Селезенку, печень и кусочки мяса нанизывают на деревянные шампуры. Один конец такого прута втыкают в землю, другой, на котором надето мясо, пригибают к огню. Высокий моран, приветствовавший меня первым, вытаскивает из брюшины прозрачную пленку, пропитанную нутряным салом. Он показывает ее мне и, без сомнения, спрашивает, хороша ли она. Я содрогаюсь при одной мысли о том, что эту пакость придется есть – все равно, будь то в жареном или вареном виде, но проявляю несвойственную мне трусость и киваю головой: «Да». Масаи смеются; не знаю, чем я себя скомпрометировал.
Старший моран протягивает мне прутик с полупрожаренной печенкой. Я беру палочку за два конца и стараюсь отгрызть кусок от этого лакомства. Между прочим, на вкус оно совсем неплохое. Они опять все смеются. Видимо, и у масаев не принято вот так откусывать прямо от целого куска. Один из них вынимает нож и протягивает его мне. Я ем нарочно медленно, потому что знаю, что, как только кончу, мне тут же подадут следующую порцию.
Мораны вешают над огнем большой котел и бросают в него куски баранины. Едят они прямо колоссальными порциями, но ведь они и поработали сегодня немало. Поскольку я отказался съесть наполовину сырое баранье сердце, то один из воинов засовывает его в щель между прутьями шалаша, в котором я буду спать: авось я ночью проснусь и съем его.

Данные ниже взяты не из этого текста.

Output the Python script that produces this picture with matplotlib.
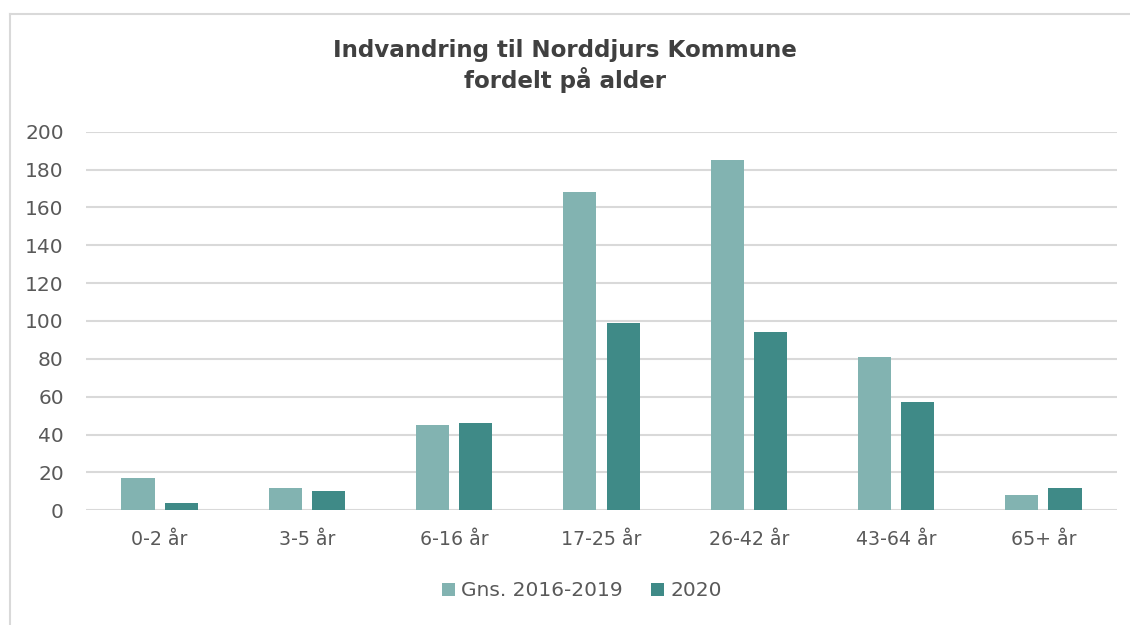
import numpy as np
import matplotlib
matplotlib.use('Agg')
import matplotlib.pyplot as plt
from matplotlib.lines import Line2D

# Indvandring til Norddjurs Kommune fordelt på alder
categories = ['0-2 år', '3-5 år', '6-16 år', '17-25 år', '26-42 år', '43-64 år', '65+ år']
avg_2016_2019 = [17, 12, 45, 168, 185, 81, 8]
year_2020 = [4, 10, 46, 99, 94, 57, 12]
yticks = [0, 20, 40, 60, 80, 100, 120, 140, 160, 180, 200]

light = '#82B3B1'
dark = '#3F8A87'
text_col = '#595959'

plt.rcParams['font.family'] = ['DejaVu Sans']

W, H = 1130, 625
fig = plt.figure(figsize=(W / 100, H / 100), dpi=100)
ax = fig.add_axes([86 / W, 1 - 510.3 / H, (1117 - 86) / W, (510.3 - 131.7) / H])

x = np.arange(len(categories))
bw = 0.225
off = 0.147
ax.bar(x - off, avg_2016_2019, width=bw, color=light, label='Gns. 2016-2019', zorder=3)
ax.bar(x + off, year_2020, width=bw, color=dark, label='2020', zorder=3)

ax.set_xlim(-0.5, len(categories) - 0.5)
ax.set_ylim(0, 200)
ax.set_yticks(yticks)
ax.set_xticks(x)
ax.set_xticklabels(categories)
ax.grid(axis='y', color='#D9D9D9', linewidth=1.5, zorder=0)
for s in ax.spines.values():
    s.set_visible(False)
ax.tick_params(length=0, colors=text_col)
ax.tick_params(axis='x', pad=14, labelsize=13.7)
ax.tick_params(axis='y', pad=16, labelsize=14.5)

fig.text(0.5, 1 - 66 / H, 'Indvandring til Norddjurs Kommune\nfordelt på alder',
         ha='center', va='center', fontsize=16.6, fontweight='bold', color='#404040',
         linespacing=1.25)

fig.legend(loc='center', bbox_to_anchor=(0.515, 1 - 591 / H), ncol=2, frameon=False,
           fontsize=14.5, labelcolor=text_col, handlelength=0.65, handleheight=0.65,
           handletextpad=0.3, columnspacing=1.4)

# outer chart border (left and top only)
fig.add_artist(Line2D([9.5 / W, 9.5 / W], [0, 1 - 14 / H], transform=fig.transFigure,
                      color='#D9D9D9', linewidth=1.5))
fig.add_artist(Line2D([9.5 / W, 1], [1 - 14 / H, 1 - 14 / H], transform=fig.transFigure,
                      color='#D9D9D9', linewidth=1.5))

fig.savefig('out.png', dpi=100)
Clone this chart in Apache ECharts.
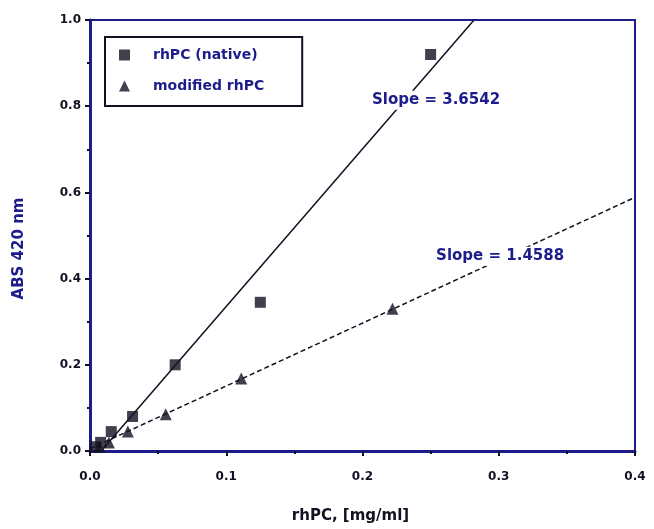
<!DOCTYPE html>
<html>
<head>
<meta charset="utf-8">
<script src="https://cdn.jsdelivr.net/npm/echarts@6/dist/echarts.min.js"></script>
<style>html,body{margin:0;padding:0;background:#fff}#c{width:654px;height:529px}</style>
</head>
<body>
<div id="c"></div>
<script>
// Data
const nativeX = [0.0039, 0.0078, 0.0156, 0.03125, 0.0625, 0.125, 0.25];
const nativeY = [0.01, 0.02, 0.045, 0.08, 0.20, 0.345, 0.92];
const modX = [0.0069, 0.0139, 0.0278, 0.0556, 0.111, 0.222];
const modY = [0.01, 0.02, 0.045, 0.085, 0.168, 0.33];
const slopes = [3.6542, 1.4588];
const intercepts = [-0.03, 0.005];
const slopeLabels = ['Slope = 3.6542', 'Slope = 1.4588'];
const xTicks = ['0.0', '0.1', '0.2', '0.3', '0.4'];
const yTicks = ['0.0', '0.2', '0.4', '0.6', '0.8', '1.0'];
const seriesNames = ['rhPC (native)', 'modified rhPC'];

const navy = '#1c1c8a';
const ink = '#111122';
const font = 'DejaVu Sans';

const nativePts = nativeX.map((x, i) => [x, nativeY[i]]);
const modPts = modX.map((x, i) => [x, modY[i]]);
// fitted lines from slopes/intercepts
const nEnd = (1.0 - intercepts[0]) / slopes[0];
const fitNative = [[-intercepts[0] / slopes[0], 0], [nEnd, 1.0]];
const fitMod = [[0, intercepts[1]], [0.4, slopes[1] * 0.4 + intercepts[1]]];

const labelStyle = {fontFamily: font, fontSize: 15, fontWeight: 'bold', color: navy,
  backgroundColor: '#fff', padding: [2, 3]};

const chart = echarts.init(document.getElementById('c'), null, {renderer: 'canvas'});
chart.setOption({
  animation: false,
  backgroundColor: '#fff',
  grid: {left: 90, right: 19, top: 20, bottom: 75, show: true, borderColor: navy, borderWidth: 2},
  legend: {
    orient: 'vertical', left: 105, top: 37,
    padding: [11, 38, 13, 14], itemGap: 17, itemWidth: 11, itemHeight: 11,
    borderColor: ink, borderWidth: 2, backgroundColor: '#fff',
    textStyle: {fontFamily: font, fontSize: 14, fontWeight: 'bold', color: navy, padding: [0, 0, 0, 18]},
    data: [
      {name: seriesNames[0], icon: 'rect'},
      {name: seriesNames[1], icon: 'triangle'}
    ]
  },
  xAxis: {
    type: 'value', min: 0, max: 0.4, interval: 0.1,
    axisLine: {show: true, onZero: false, lineStyle: {color: navy, width: 3}},
    axisTick: {show: true, length: 5, inside: false, lineStyle: {color: ink, width: 2}},
    minorTick: {show: true, splitNumber: 2, length: 3, lineStyle: {color: ink, width: 2}},
    splitLine: {show: false},
    axisLabel: {margin: 20, fontFamily: font, fontSize: 12, fontWeight: 'bold', color: ink,
      formatter: v => xTicks[Math.round(v * 10)]},
    name: 'rhPC, [mg/ml]', nameLocation: 'middle', nameGap: 58,
    nameTextStyle: {fontFamily: font, fontSize: 15, fontWeight: 'bold', color: ink, padding: [0, 24, 0, 0]}
  },
  yAxis: {
    type: 'value', min: 0, max: 1.0, interval: 0.2,
    axisLine: {show: true, onZero: false, lineStyle: {color: navy, width: 3}},
    axisTick: {show: true, length: 5, lineStyle: {color: ink, width: 2}},
    minorTick: {show: true, splitNumber: 2, length: 3, lineStyle: {color: ink, width: 2}},
    splitLine: {show: false},
    axisLabel: {margin: 9, fontFamily: font, fontSize: 12, fontWeight: 'bold', color: ink,
      formatter: v => yTicks[Math.round(v * 5)]},
    name: 'ABS 420 nm', nameLocation: 'middle', nameGap: 63,
    nameTextStyle: {fontFamily: font, fontSize: 15, fontWeight: 'bold', color: navy, padding: [0, 26, 0, 0]}
  },
  series: [
    {name: seriesNames[0], type: 'scatter', data: nativePts, symbol: 'rect', symbolSize: 11,
      itemStyle: {color: ink}, z: 5},
    {name: seriesNames[1], type: 'scatter', data: modPts, symbol: 'triangle', symbolSize: 12,
      itemStyle: {color: ink}, z: 5},
    {type: 'line', data: fitNative, symbol: 'none', silent: true,
      lineStyle: {color: ink, width: 1.5},
      markPoint: {symbol: 'circle', symbolSize: 1, itemStyle: {color: 'rgba(0,0,0,0)'},
        data: [{coord: [0.254, 0.814], label: Object.assign({show: true, position: 'inside', formatter: slopeLabels[0]}, labelStyle)}]}},
    {type: 'line', data: fitMod, symbol: 'none', silent: true,
      lineStyle: {color: ink, width: 1.5, type: [5, 3]},
      markPoint: {symbol: 'circle', symbolSize: 1, itemStyle: {color: 'rgba(0,0,0,0)'},
        data: [{coord: [0.301, 0.452], label: Object.assign({show: true, position: 'inside', formatter: slopeLabels[1]}, labelStyle)}]}}
  ]
});
</script>
</body>
</html>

Верзила укладывается рядом со мной ногами к огню и закутывается с головой в свое шерстяное одеяло, которое он днем перекидывает через плечо наподобие римской тоги. Я залезаю в свой спальный мешок и подкладываю под голову сумку с фотоаппаратами. Остальные остаются сидеть у костра. Один из парнишек отрезает бараньи ножки и держит их над огнем до тех пор, пока шерсть и кожа не обугливаются. Наверное, это особое лакомство для масаев: эти косточки они грызут с таким же удовольствием, как мы конфеты или другие сладости.
Потом они начинают петь. Одна и та же музыкальная фраза все время поется высокой фистулой, за которой через определенные промежутки следуют две басовые ноты. Разумеется, я не могу понять, о чем поют масаи, но знаю, что они мастера сочинять насмешливые частушки. Так и есть. До меня доносятся взрывы смеха, и несколько раз я различаю слово «ндеге».